Spatial distributions and temporal variations of the near-surface soil freeze state across China under climate change

• Published in: Global and planetary change Vol. 172; pp. 150 - 158
• Main Authors: Wang, Xiqiang, Chen, Rensheng, Liu, Guohua, Yang, Yong, Song, Yaoxuan, Liu, Junfeng, Liu, Zhangwen, Han, Chuntan, Liu, Xiaojiao, Guo, Shuhai, Wang, Lei, Zheng, Qin
• Format: Journal Article
• Language: English
• Published: Elsevier B.V 01.01.2019
• Subjects: Climate warming; Freeze state; Frozen ground region; Spatial distribution; Temporal variation; Frozen ground region; Climate warming; Spatial distribution; Temporal variation; Freeze state
• ISSN: 0921-8181; 1872-6364
• DOI: 10.1016/j.gloplacha.2018.09.016

The near-surface soil freeze state is affected by global warming, and its changes have profound effects on landscapes, ecosystems and hydrological processes.
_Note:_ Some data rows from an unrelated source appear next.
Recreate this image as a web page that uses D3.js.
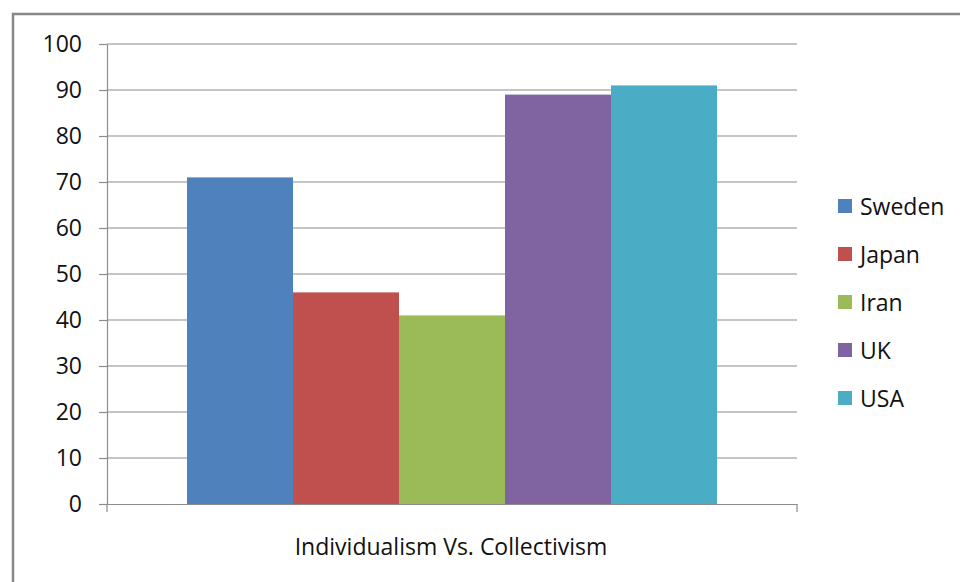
<!DOCTYPE html>
<html>
<head>
<meta charset="utf-8">
<script src="https://cdn.jsdelivr.net/npm/d3@7"></script>
<style>
  html, body { margin: 0; padding: 0; background: #fff; }
  svg { display: block; }
  text { font-family: "Open Sans", Lato, "Liberation Sans", sans-serif; fill: #111; }
</style>
</head>
<body>
<svg id="chart" width="960" height="582"></svg>
<script>
// Individualism scores by country
const category = "Individualism Vs. Collectivism";
const countries = ["Sweden", "Japan", "Iran", "UK", "USA"];
const scores = [71, 46, 41, 89, 91];
const colors = ["#4F81BD", "#C0504D", "#9BBB59", "#8064A2", "#4BACC6"];
const yTicks = [0, 10, 20, 30, 40, 50, 60, 70, 80, 90, 100];

const FONT = "'Open Sans', Lato, sans-serif";
const FS = 23;
const svg = d3.select("#chart");
const W = 960, H = 582;

// Chart frame
svg.append("rect")
  .attr("x", 13).attr("y", 14)
  .attr("width", W + 20).attr("height", H + 20)
  .attr("fill", "#fff")
  .attr("stroke", "#878787").attr("stroke-width", 2.5);

const plot = { left: 107, right: 797, top: 44, bottom: 504 };

const y = d3.scaleLinear().domain([0, 100]).range([plot.bottom, plot.top]);
const xCat = d3.scaleBand().domain([category]).range([plot.left, plot.right]).paddingInner(0).paddingOuter(0);
const inner = 530 / 690;
const xSer = d3.scaleBand().domain(countries)
  .range([xCat(category) + xCat.bandwidth() * (1 - inner) / 2,
          xCat(category) + xCat.bandwidth() * (1 + inner) / 2]);

// Gridlines
svg.append("g")
  .selectAll("line")
  .data(yTicks.filter(d => d > 0))
  .join("line")
  .attr("x1", plot.left).attr("x2", plot.right)
  .attr("y1", d => y(d)).attr("y2", d => y(d))
  .attr("stroke", "#8c8c8c").attr("stroke-width", 1.2);

// Bars
svg.append("g")
  .selectAll("rect")
  .data(countries.map((c, i) => ({ c, v: scores[i], col: colors[i] })))
  .join("rect")
  .attr("x", d => xSer(d.c))
  .attr("y", d => y(d.v))
  .attr("width", xSer.bandwidth())
  .attr("height", d => y(0) - y(d.v))
  .attr("fill", d => d.col);

// Y axis
const yAxis = svg.append("g")
  .attr("transform", `translate(${plot.left},0)`)
  .call(d3.axisLeft(y).tickValues(yTicks).tickSize(8).tickPadding(17).tickSizeOuter(0));
yAxis.select(".domain").attr("stroke", "#8c8c8c").attr("stroke-width", 1.2);
yAxis.selectAll(".tick line").attr("stroke", "#8c8c8c").attr("stroke-width", 1.2);
yAxis.selectAll(".tick text")
  .attr("font-size", FS)
  .attr("fill", "#111")
  .style("font-family", FONT);

// X axis (baseline with end ticks)
const xAxis = svg.append("g")
  .attr("transform", `translate(0,${plot.bottom})`)
  .call(d3.axisBottom(xCat).tickSize(0).tickFormat(() => ""));
xAxis.select(".domain").attr("stroke", "#8c8c8c").attr("stroke-width", 1.2);
svg.append("g")
  .selectAll("line")
  .data([plot.left, plot.right])
  .join("line")
  .attr("x1", d => d).attr("x2", d => d)
  .attr("y1", plot.bottom).attr("y2", plot.bottom + 8)
  .attr("stroke", "#8c8c8c").attr("stroke-width", 1.2);

// Category label
svg.append("text")
  .attr("x", xCat(category) + xCat.bandwidth() / 2 - 1)
  .attr("y", 555)
  .attr("text-anchor", "middle")
  .attr("font-size", FS)
  .style("font-family", FONT)
  .text(category);

// Legend
const legend = svg.append("g")
  .selectAll("g")
  .data(countries.map((c, i) => ({ c, col: colors[i] })))
  .join("g")
  .attr("transform", (d, i) => `translate(838,${199 + i * 48})`);
legend.append("rect")
  .attr("width", 14).attr("height", 14)
  .attr("fill", d => d.col);
legend.append("text")
  .attr("x", 22).attr("y", 16)
  .attr("font-size", FS)
  .style("font-family", FONT)
  .text(d => d.c);
</script>
</body>
</html>
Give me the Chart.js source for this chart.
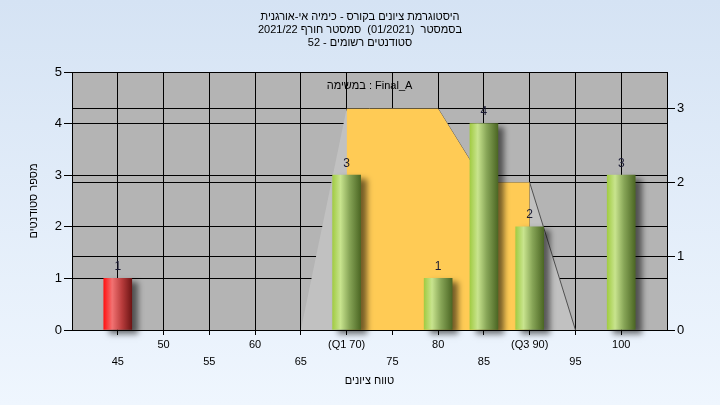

On the basis of daily soil freeze observational data at 476 meteorological stations over 50 freezing years from September 1, 1961 to August 31, 2011, the spatial distributions and temporal variations of the near-surface soil freeze state were estimated using five freeze variables (first date, last date, maximum seasonally frozen depth, duration and actual number of freeze days) across China, which was divided into three regions (eastern China, northwestern China and the Qinghai-Tibetan Plateau (QTP)). The near-surface soil freeze state varied greatly across China. The QTP has an earlier freeze, later thaw, longer freeze days and deeper seasonally frozen depth than the other two regions. The spatial distributions of the near-surface soil freeze state can be explained largely by altitude in northwestern China and on the QTP, whereas they can be explained by latitude in eastern China. The near-surface soil freeze state has changed significantly over 50 freezing years. On average across China over the study period, the first date of freezing was delayed by approximately 10 ± 1 days with a rate of 0.20 ± 0.02 days/year, the last date advanced by approximately 18 ± 2 days with a rate of 0.36 ± 0.04 days/year, the duration and the number of freeze days decreased by 28 ± 2 and 23 ± 2 days with rates of 0.56 ± 0.04 and 0.45 ± 0.04 days/year, respectively, and the maximum seasonally frozen depth decreased by 20 ± 3 cm with a rate of 0.41 ± 0.06 cm/year. The change in the freeze variables is relatively large in high-latitude and high-altitude regions. •The near-surface soil freeze state varies greatly and can be explained largely by altitude or latitude.•The soil freeze state on the QTP is obviously different from the other two regions.•The change of the freeze variables is relatively large in high-latitude and high-altitude regions.